Republican presidential candidate businessman Herman Cain signs a copy of his new book for supporter Mary Wargula, of Dunwoody, Ga., as he campaigns outside The Olde Blind Dog Irish Pub, Sunday, Oct. 2, 2011, in Milton, Ga. Curtis Compton,AP Photo/Atlanta Journal & Constitution

Herman Cain
Herman Cain signs a copy of his book on Sunday, Oct. 2, 2011, in Milton, Ga.
Curtis Compton,AP Photo/Atlanta Journal & Constitution
Herman Cain may have been forced out of the race for president amid accusations of unseemly and inappropriate sexual behavior, but his White House bid and surprising rise in the polls have nonetheless boosted his earning power, a branding expert told Hotsheet.

Rob Frankel, author of "Revenge of Brand X," said the harassment allegations will "go away" and leave Cain with a valuable personal brand.

Cain left the Republican presidential race Saturday in the wake of multiple sexual harassment claims, as well as an allegation of a 13-year extramarital affair.

Herman Cain drops White House bid

Still, the former Godfather's Pizza CEO's presidential run should be considered a clear success, Frankel argued.

"You take away this run and this guy wasn't even on the radar," he said, adding: "Everyone in this country now knows who this guy is, which helps a lot for book sales."

Cain spent a significant portion of his presidential run on a book tour that kept him away from key early voting states, prompting questions about the seriousness of his bid.

Cain's improved name recognition in the wake of his presidential run will likely mean higher speaking fees, larger book deals, and a potentially-lucrative role on television, Frankel noted.

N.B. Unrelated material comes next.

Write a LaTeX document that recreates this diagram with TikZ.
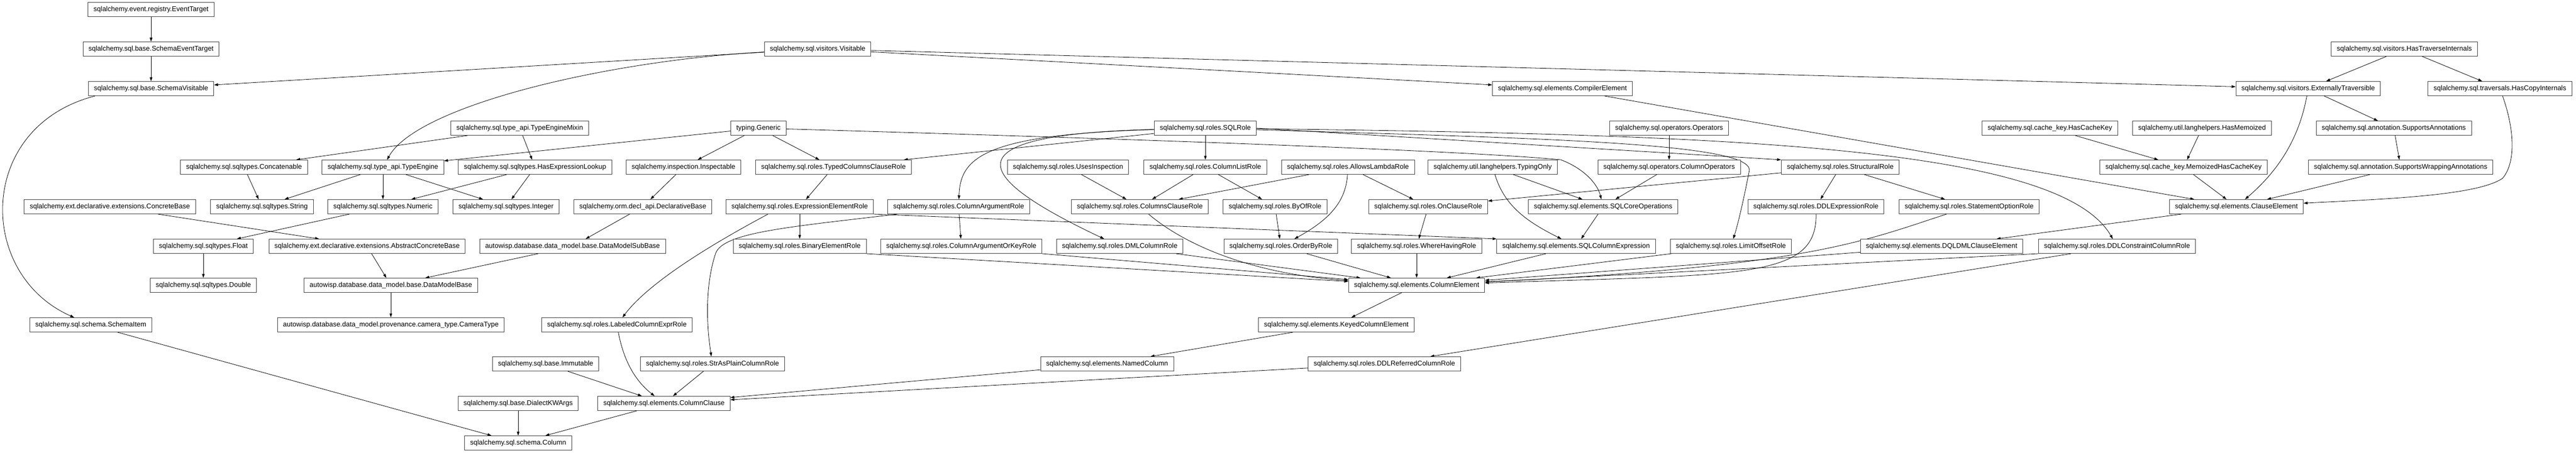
\documentclass[tikz,border=0pt]{standalone}
\usepackage{fontspec}
\setmainfont{Liberation Sans}
\usetikzlibrary{arrows.meta,backgrounds}
\begin{document}
\begin{tikzpicture}
	[x=1pt, y=-1pt,
	cls/.style={draw=black!75, line width=1pt, fill=white, minimum height=27pt, inner xsep=10.5pt, inner ysep=0pt, font=\fontsize{13}{15}\selectfont},
	inherit/.style={draw=black, line width=0.8pt, -{Triangle[length=7.5pt, width=5pt]}}]
	\useasboundingbox (0,0) rectangle (4877,859);
	\node[cls] (evt) at (286,18.5) {sqlalchemy.event.registry.EventTarget};
	\node[cls] (set) at (286,93) {sqlalchemy.sql.base.SchemaEventTarget};
	\node[cls] (vis) at (1548,93) {sqlalchemy.sql.visitors.Visitable};
	\node[cls] (hti) at (4552,93) {sqlalchemy.sql.visitors.HasTraverseInternals};
	\node[cls] (svis) at (286,168) {sqlalchemy.sql.base.SchemaVisitable};
	\node[cls] (comp) at (2958,168) {sqlalchemy.sql.elements.CompilerElement};
	\node[cls] (ext) at (4370,168) {sqlalchemy.sql.visitors.ExternallyTraversible};
	\node[cls] (hci) at (4733,168) {sqlalchemy.sql.traversals.HasCopyInternals};
	\node[cls] (temix) at (984,243) {sqlalchemy.sql.type\_api.TypeEngineMixin};
	\node[cls] (gen) at (1436,243) {typing.Generic};
	\node[cls] (sqlrole) at (2282,243) {sqlalchemy.sql.roles.SQLRole};
	\node[cls] (ops) at (3160,243) {sqlalchemy.sql.operators.Operators};
	\node[cls] (hck) at (3881,243) {sqlalchemy.sql.cache\_key.HasCacheKey};
	\node[cls] (hmem) at (4169,243) {sqlalchemy.util.langhelpers.HasMemoized};
	\node[cls] (sann) at (4532,243) {sqlalchemy.sql.annotation.SupportsAnnotations};
	\node[cls] (concat) at (462,317) {sqlalchemy.sql.sqltypes.Concatenable};
	\node[cls] (teng) at (725,317) {sqlalchemy.sql.type\_api.TypeEngine};
	\node[cls] (hel) at (1013,317) {sqlalchemy.sql.sqltypes.HasExpressionLookup};
	\node[cls] (insp) at (1294,317) {sqlalchemy.inspection.Inspectable};
	\node[cls] (tccr) at (1578,317) {sqlalchemy.sql.roles.TypedColumnsClauseRole};
	\node[cls] (usesi) at (2022,317) {sqlalchemy.sql.roles.UsesInspection};
	\node[cls] (clr) at (2282,317) {sqlalchemy.sql.roles.ColumnListRole};
	\node[cls] (alr) at (2552,317) {sqlalchemy.sql.roles.AllowsLambdaRole};
	\node[cls] (tonly) at (2826,317) {sqlalchemy.util.langhelpers.TypingOnly};
	\node[cls] (colops) at (3160,317) {sqlalchemy.sql.operators.ColumnOperators};
	\node[cls] (struct) at (3484,317) {sqlalchemy.sql.roles.StructuralRole};
	\node[cls] (mhck) at (4134,317) {sqlalchemy.sql.cache\_key.MemoizedHasCacheKey};
	\node[cls] (swa) at (4545,317) {sqlalchemy.sql.annotation.SupportsWrappingAnnotations};
	\node[cls] (cbase) at (208,392) {sqlalchemy.ext.declarative.extensions.ConcreteBase};
	\node[cls] (string) at (496,392) {sqlalchemy.sql.sqltypes.String};
	\node[cls] (numeric) at (725,392) {sqlalchemy.sql.sqltypes.Numeric};
	\node[cls] (integer) at (958,392) {sqlalchemy.sql.sqltypes.Integer};
	\node[cls] (declbase) at (1217,392) {sqlalchemy.orm.decl\_api.DeclarativeBase};
	\node[cls] (eer) at (1514,392) {sqlalchemy.sql.roles.ExpressionElementRole};
	\node[cls] (car) at (1815,392) {sqlalchemy.sql.roles.ColumnArgumentRole};
	\node[cls] (ccr) at (2158,392) {sqlalchemy.sql.roles.ColumnsClauseRole};
	\node[cls] (byof) at (2414,392) {sqlalchemy.sql.roles.ByOfRole};
	\node[cls] (onc) at (2704,392) {sqlalchemy.sql.roles.OnClauseRole};
	\node[cls] (coreops) at (3035,392) {sqlalchemy.sql.elements.SQLCoreOperations};
	\node[cls] (ddlexpr) at (3438,392) {sqlalchemy.sql.roles.DDLExpressionRole};
	\node[cls] (stopt) at (3728,392) {sqlalchemy.sql.roles.StatementOptionRole};
	\node[cls] (clause) at (4234,392) {sqlalchemy.sql.elements.ClauseElement};
	\node[cls] (float) at (385,467) {sqlalchemy.sql.sqltypes.Float};
	\node[cls] (acbase) at (695,467) {sqlalchemy.ext.declarative.extensions.AbstractConcreteBase};
	\node[cls] (dmsub) at (1084,467) {autowisp.database.data\_model.base.DataModelSubBase};
	\node[cls] (binr) at (1514,467) {sqlalchemy.sql.roles.BinaryElementRole};
	\node[cls] (caok) at (1820,467) {sqlalchemy.sql.roles.ColumnArgumentOrKeyRole};
	\node[cls] (dmlc) at (2120,467) {sqlalchemy.sql.roles.DMLColumnRole};
	\node[cls] (orderby) at (2425,467) {sqlalchemy.sql.roles.OrderByRole};
	\node[cls] (wherehav) at (2682,467) {sqlalchemy.sql.roles.WhereHavingRole};
	\node[cls] (sqlcolexpr) at (2984,467) {sqlalchemy.sql.elements.SQLColumnExpression};
	\node[cls] (limoff) at (3277,467) {sqlalchemy.sql.roles.LimitOffsetRole};
	\node[cls] (dqldml) at (3676,467) {sqlalchemy.sql.elements.DQLDMLClauseElement};
	\node[cls] (ddlcons) at (4008,467) {sqlalchemy.sql.roles.DDLConstraintColumnRole};
	\node[cls] (double) at (385,541) {sqlalchemy.sql.sqltypes.Double};
	\node[cls] (dmbase) at (740,541) {autowisp.database.data\_model.base.DataModelBase};
	\node[cls] (colel) at (2682,541) {sqlalchemy.sql.elements.ColumnElement};
	\node[cls] (schitem) at (172,616) {sqlalchemy.sql.schema.SchemaItem};
	\node[cls] (camera) at (740,616) {autowisp.database.data\_model.provenance.camera\_type.CameraType};
	\node[cls] (lcer) at (1168,616) {sqlalchemy.sql.roles.LabeledColumnExprRole};
	\node[cls] (kce) at (2530,616) {sqlalchemy.sql.elements.KeyedColumnElement};
	\node[cls] (immut) at (1033,690) {sqlalchemy.sql.base.Immutable};
	\node[cls] (strplain) at (1349,690) {sqlalchemy.sql.roles.StrAsPlainColumnRole};
	\node[cls] (namedcol) at (2096,690) {sqlalchemy.sql.elements.NamedColumn};
	\node[cls] (ddlref) at (2621,690) {sqlalchemy.sql.roles.DDLReferredColumnRole};
	\node[cls] (dkw) at (981,765) {sqlalchemy.sql.base.DialectKWArgs};
	\node[cls] (colclause) at (1257,765) {sqlalchemy.sql.elements.ColumnClause};
	\node[cls] (column) at (981,840) {sqlalchemy.sql.schema.Column};
	\begin{scope}[on background layer]
	\foreach \a/\b in {evt/set, set/svis, vis/svis, vis/comp, vis/ext, schitem/column,
		temix/concat, temix/hel, gen/teng, gen/insp, gen/tccr,
		concat/string, teng/string, teng/numeric, teng/integer, hel/numeric, hel/integer,
		numeric/float, float/double, cbase/acbase, acbase/dmbase, dmsub/dmbase, dmbase/camera,
		insp/declbase, declbase/dmsub, sqlrole/tccr, sqlrole/clr, sqlrole.east/struct.north west,
		tccr/eer, eer/binr, eer.south east/sqlcolexpr.north west, car/caok,
		usesi/ccr, clr/ccr, clr/byof, alr/ccr, alr/onc, byof/orderby, onc/wherehav, struct/onc,
		struct/ddlexpr, struct/stopt, tonly/coreops, colops/coreops, ops/colops, coreops/sqlcolexpr,
		hti/ext, hti/hci, ext/sann, sann/swa, hck/mhck, hmem/mhck, mhck/clause, swa/clause, comp/clause,
		clause/dqldml, ddlcons/ddlref,
		caok.south east/colel, binr.south east/colel, dmlc/colel, orderby/colel, wherehav/colel,
		sqlcolexpr/colel, limoff/colel, dqldml/colel, ddlcons.south west/colel,
		colel/kce, kce/namedcol, namedcol/colclause, ddlref/colclause, strplain/colclause,
		immut/colclause, colclause/column, dkw/column}
	{	\draw[inherit] (\a) -- (\b);
		}
	\draw[inherit] (vis) .. controls (1150,115) and (790,200) .. (teng);
	\draw[inherit] ([xshift=13pt]svis.south west) .. controls (-45,240) and (-45,520) .. (schitem);
	\draw[inherit] (sqlrole) .. controls (1860,255) and (1818,300) .. (car);
	\draw[inherit] (sqlrole) .. controls (1800,255) and (1830,330) .. (dmlc);
	\draw[inherit] (sqlrole) .. controls (2900,262) and (3310,270) .. (3312,322) .. controls (3305,360) and (3292,420) .. (limoff);
	\draw[inherit] (sqlrole) .. controls (3300,255) and (3900,280) .. (ddlcons);
	\draw[inherit] (gen) .. controls (2300,268) and (2800,288) .. (2955,303) .. controls (3000,320) and (3025,350) .. (coreops);
	\draw[inherit] (tonly) .. controls (2848,390) and (2890,420) .. (sqlcolexpr);
	\draw[inherit] (alr) .. controls (2548,380) and (2520,415) .. (orderby);
	\draw[inherit] (ccr) .. controls (2250,470) and (2380,520) .. (colel);
	\draw[inherit] (ddlexpr) .. controls (3440,530) and (3300,520) .. (colel);
	\draw[inherit] (stopt) .. controls (3520,460) and (3420,505) .. (colel);
	\draw[inherit] ([xshift=-60pt]eer.south) .. controls (1410,430) and (1240,520) .. (lcer);
	\draw[inherit] (car) .. controls (1500,430) and (1370,440) .. (1355,480) .. controls (1338,530) and (1335,600) .. (strplain);
	\draw[inherit] (lcer) .. controls (1180,680) and (1200,720) .. (colclause);
	\draw[inherit] (ext) .. controls (4352,265) and (4312,325) .. (clause);
	\draw[inherit] (hci) .. controls (4762,250) and (4762,310) .. (4738,338) .. controls (4690,372) and (4500,378) .. (clause);
	\end{scope}
	\end{tikzpicture}
\end{document}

Past and present presidential and vice presidential candidates - including Mike Huckabee, Sarah Palin and Newt Gingrich - have found lucrative homes on Fox News.

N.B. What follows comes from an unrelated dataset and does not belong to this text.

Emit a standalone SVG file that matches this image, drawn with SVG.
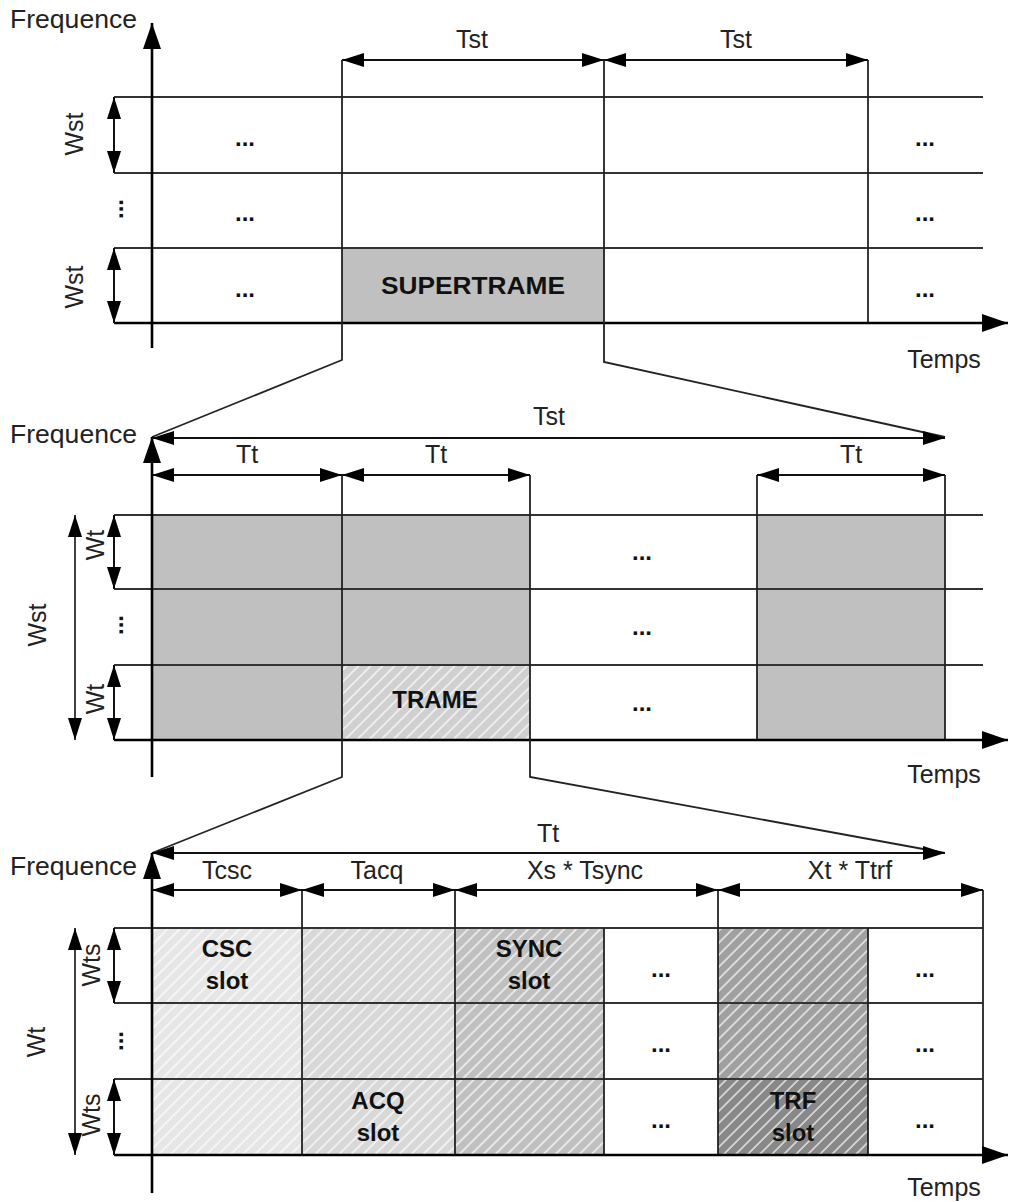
<svg xmlns="http://www.w3.org/2000/svg" width="1010" height="1202" viewBox="0 0 1010 1202">
<style>
  text { font-family: "Liberation Sans", Arial, sans-serif; fill: #222; }
  .lbl { font-size: 25px; }
  .mid { text-anchor: middle; }
  .b { font-size: 24px; font-weight: bold; fill: #111; text-anchor: middle; }
  .dots { font-size: 24px; font-weight: bold; fill: #111; text-anchor: middle; }
  .grid { stroke: #333; stroke-width: 2; fill: none; }
  .axis { stroke: #000; stroke-width: 2.6; fill: none; marker-end: url(#axhead); }
  .vl { stroke: #222; stroke-width: 1.8; fill: none; }
  .dim { stroke: #111; stroke-width: 2; fill: none; marker-start: url(#ah); marker-end: url(#ah); }
  .dimthin { stroke: #111; stroke-width: 1.6; fill: none; marker-start: url(#ah); marker-end: url(#ah); }
</style>
<defs>
  <marker id="ah" viewBox="0 0 22 14" refX="22" refY="7" markerWidth="22" markerHeight="14" markerUnits="userSpaceOnUse" orient="auto-start-reverse">
    <path d="M0,0 L22,7 L0,14 Z" fill="#000"/>
  </marker>
  <marker id="axhead" viewBox="0 0 26 18" refX="26" refY="9" markerWidth="26" markerHeight="18" markerUnits="userSpaceOnUse" orient="auto">
    <path d="M0,0 L26,9 L0,18 Z" fill="#000"/>
  </marker>
  <pattern id="hatch" patternUnits="userSpaceOnUse" width="8.5" height="8.5" patternTransform="rotate(45)">
    <line x1="2" y1="0" x2="2" y2="8.5" stroke="#fff" stroke-width="1.6" stroke-opacity="0.75"/>
  </pattern>
</defs>
<rect width="1010" height="1202" fill="#fff"/>

<!-- ===== Level 1 : supertrames ===== -->
<g id="supertrames">
  <g id="supertrame-cell">
    <rect x="342" y="248" width="262" height="75" fill="#c0c0c0"/>
    <text class="b" x="473" y="294" font-size="25" textLength="184" lengthAdjust="spacingAndGlyphs">SUPERTRAME</text>
  </g>
  <g id="grid-1">
    <line class="grid" x1="114" y1="97" x2="983" y2="97"/>
    <line class="grid" x1="114" y1="173" x2="983" y2="173"/>
    <line class="grid" x1="114" y1="248" x2="983" y2="248"/>
    <line class="vl" x1="868" y1="60" x2="868" y2="323"/>
  </g>
  <g id="dots-1">
    <text class="dots" x="245" y="146">...</text>
    <text class="dots" x="245" y="221">...</text>
    <text class="dots" x="245" y="297">...</text>
    <text class="dots" x="925" y="146">...</text>
    <text class="dots" x="925" y="221">...</text>
    <text class="dots" x="925" y="297">...</text>
    <text class="dots" transform="translate(123,209) rotate(-90)">...</text>
  </g>
  <g id="axes-1">
    <line class="axis" x1="152" y1="348" x2="152" y2="23"/>
    <line class="axis" x1="114" y1="323" x2="1008" y2="323"/>
    <text class="lbl" x="10" y="28" textLength="127" lengthAdjust="spacingAndGlyphs">Frequence</text>
    <text class="lbl mid" x="944" y="368">Temps</text>
  </g>
  <g id="labels-1">
    <text class="lbl mid" x="472" y="48">Tst</text>
    <text class="lbl mid" x="736" y="48">Tst</text>
    <text class="lbl mid" transform="translate(83,134) rotate(-90)">Wst</text>
    <text class="lbl mid" transform="translate(83,287) rotate(-90)">Wst</text>
  </g>
</g>

<!-- ===== Level 2 : trames ===== -->
<g id="trames">
  <g id="trame-fills">
    <rect x="152" y="515" width="378" height="225" fill="#c0c0c0"/>
    <rect x="757" y="515" width="188" height="225" fill="#c0c0c0"/>
  </g>
  <g id="trame-cell">
    <rect x="342" y="665" width="188" height="75" fill="#d0d0d0"/>
    <rect x="342" y="665" width="188" height="75" fill="url(#hatch)"/>
    <text class="b" x="435" y="708" font-size="25">TRAME</text>
  </g>
  <g id="grid-2">
    <line class="grid" x1="114" y1="515" x2="983" y2="515"/>
    <line class="grid" x1="114" y1="589" x2="983" y2="589"/>
    <line class="grid" x1="114" y1="665" x2="983" y2="665"/>
    <line class="vl" x1="757" y1="475" x2="757" y2="740"/>
    <line class="vl" x1="945" y1="475" x2="945" y2="740"/>
  </g>
  <g id="dots-2">
    <text class="dots" x="642" y="560">...</text>
    <text class="dots" x="642" y="635">...</text>
    <text class="dots" x="642" y="711">...</text>
    <text class="dots" transform="translate(123,625) rotate(-90)">...</text>
  </g>
  <g id="axes-2">
    <line class="axis" x1="152" y1="777" x2="152" y2="437"/>
    <line class="axis" x1="114" y1="740" x2="1008" y2="740"/>
    <text class="lbl" x="10" y="443" textLength="127" lengthAdjust="spacingAndGlyphs">Frequence</text>
    <text class="lbl mid" x="944" y="783">Temps</text>
  </g>
  <g id="labels-2">
    <text class="lbl mid" x="549" y="425">Tst</text>
    <text class="lbl mid" x="247" y="463">Tt</text>
    <text class="lbl mid" x="436" y="463">Tt</text>
    <text class="lbl mid" x="851" y="463">Tt</text>
    <text class="lbl mid" transform="translate(46,625) rotate(-90)">Wst</text>
    <text class="lbl mid" transform="translate(104,545) rotate(-90)">Wt</text>
    <text class="lbl mid" transform="translate(104,699) rotate(-90)">Wt</text>
  </g>
</g>

<!-- ===== Level 3 : slots ===== -->
<g id="slots">
  <g id="slot-fills">
    <rect x="152" y="928" width="150" height="227" fill="#e6e6e6"/>
    <rect x="302" y="928" width="153" height="227" fill="#d8d8d8"/>
    <rect x="455" y="928" width="149" height="227" fill="#c0c0c0"/>
    <rect x="718" y="928" width="150" height="151" fill="#a0a0a0"/>
    <rect x="718" y="1079" width="150" height="76" fill="#888"/>
    <rect x="152" y="928" width="452" height="227" fill="url(#hatch)"/>
    <rect x="718" y="928" width="150" height="227" fill="url(#hatch)"/>
  </g>
  <g id="csc-slot">
    <text class="b" x="227" y="957">CSC</text>
    <text class="b" x="227" y="989">slot</text>
  </g>
  <g id="acq-slot">
    <text class="b" x="378" y="1109">ACQ</text>
    <text class="b" x="378" y="1141">slot</text>
  </g>
  <g id="sync-slot">
    <text class="b" x="529" y="957">SYNC</text>
    <text class="b" x="529" y="989">slot</text>
  </g>
  <g id="trf-slot">
    <text class="b" x="793" y="1109">TRF</text>
    <text class="b" x="793" y="1141">slot</text>
  </g>
  <g id="grid-3">
    <line class="grid" x1="114" y1="928" x2="983" y2="928"/>
    <line class="grid" x1="114" y1="1003" x2="983" y2="1003"/>
    <line class="grid" x1="114" y1="1079" x2="983" y2="1079"/>
    <line class="vl" x1="302" y1="890" x2="302" y2="1155"/>
    <line class="vl" x1="455" y1="890" x2="455" y2="1155"/>
    <line class="vl" x1="718" y1="890" x2="718" y2="1155"/>
    <line class="vl" x1="983" y1="890" x2="983" y2="1155"/>
    <line class="vl" x1="604" y1="928" x2="604" y2="1155"/>
    <line class="vl" x1="868" y1="928" x2="868" y2="1155"/>
  </g>
  <g id="dots-3">
    <text class="dots" x="661" y="977">...</text>
    <text class="dots" x="661" y="1052">...</text>
    <text class="dots" x="661" y="1128">...</text>
    <text class="dots" x="925" y="977">...</text>
    <text class="dots" x="925" y="1052">...</text>
    <text class="dots" x="925" y="1128">...</text>
    <text class="dots" transform="translate(123,1041) rotate(-90)">...</text>
  </g>
  <g id="axes-3">
    <line class="axis" x1="152" y1="1193" x2="152" y2="853"/>
    <line class="axis" x1="114" y1="1155" x2="1008" y2="1155"/>
    <text class="lbl" x="10" y="875" textLength="127" lengthAdjust="spacingAndGlyphs">Frequence</text>
    <text class="lbl mid" x="944" y="1196">Temps</text>
  </g>
  <g id="labels-3">
    <text class="lbl mid" x="548" y="842">Tt</text>
    <text class="lbl mid" x="227" y="879">Tcsc</text>
    <text class="lbl mid" x="377" y="879">Tacq</text>
    <text class="lbl mid" x="585" y="879">Xs * Tsync</text>
    <text class="lbl mid" x="850" y="879">Xt * Ttrf</text>
    <text class="lbl mid" transform="translate(45,1042) rotate(-90)">Wt</text>
    <text class="lbl mid" transform="translate(100,965) rotate(-90)">Wts</text>
    <text class="lbl mid" transform="translate(100,1115) rotate(-90)">Wts</text>
  </g>
</g>

<!-- connectors: dimension arrows and zoom lines -->
<g id="connectors">
  <!-- level 1 -->
  <line class="dim" x1="342" y1="60" x2="604" y2="60"/>
  <line class="dim" x1="604" y1="60" x2="868" y2="60"/>
  <line class="dim" x1="114" y1="97" x2="114" y2="173"/>
  <line class="dim" x1="114" y1="248" x2="114" y2="323"/>
  <polyline class="vl" points="342,60 342,360 152,437"/>
  <polyline class="vl" points="604,60 604,362 945,437"/>
  <!-- level 2 -->
  <line class="dim" x1="152" y1="438" x2="945" y2="438"/>
  <line class="dim" x1="152" y1="475" x2="342" y2="475"/>
  <line class="dim" x1="342" y1="475" x2="530" y2="475"/>
  <line class="dim" x1="757" y1="475" x2="945" y2="475"/>
  <line class="dimthin" x1="75" y1="515" x2="75" y2="740"/>
  <line class="dim" x1="114" y1="515" x2="114" y2="589"/>
  <line class="dim" x1="114" y1="665" x2="114" y2="740"/>
  <polyline class="vl" points="342,475 342,777 152,853"/>
  <polyline class="vl" points="530,475 530,777 945,853"/>
  <!-- level 3 -->
  <line class="dim" x1="152" y1="853" x2="945" y2="853"/>
  <line class="dim" x1="152" y1="890" x2="302" y2="890"/>
  <line class="dim" x1="302" y1="890" x2="455" y2="890"/>
  <line class="dim" x1="455" y1="890" x2="718" y2="890"/>
  <line class="dim" x1="718" y1="890" x2="983" y2="890"/>
  <line class="dimthin" x1="75" y1="928" x2="75" y2="1155"/>
  <line class="dim" x1="114" y1="928" x2="114" y2="1003"/>
  <line class="dim" x1="114" y1="1079" x2="114" y2="1155"/>
</g>
</svg>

Cain quipped during his speech announcing the end of his campaign that he had achieved "99.9" percent name recognition, a reference to his signature 9-9-9 tax plan.

According to Frankel, the allegations against Cain are unlikely to hurt his brand and earning power in the long run.

"As a result of dropping out, this story will just go away," he said. "This is not a stain on a blue dress."

He added: "Look at Eliot Spitzer. He got caught with a kinky prostitute, and he still got his own show on CNN."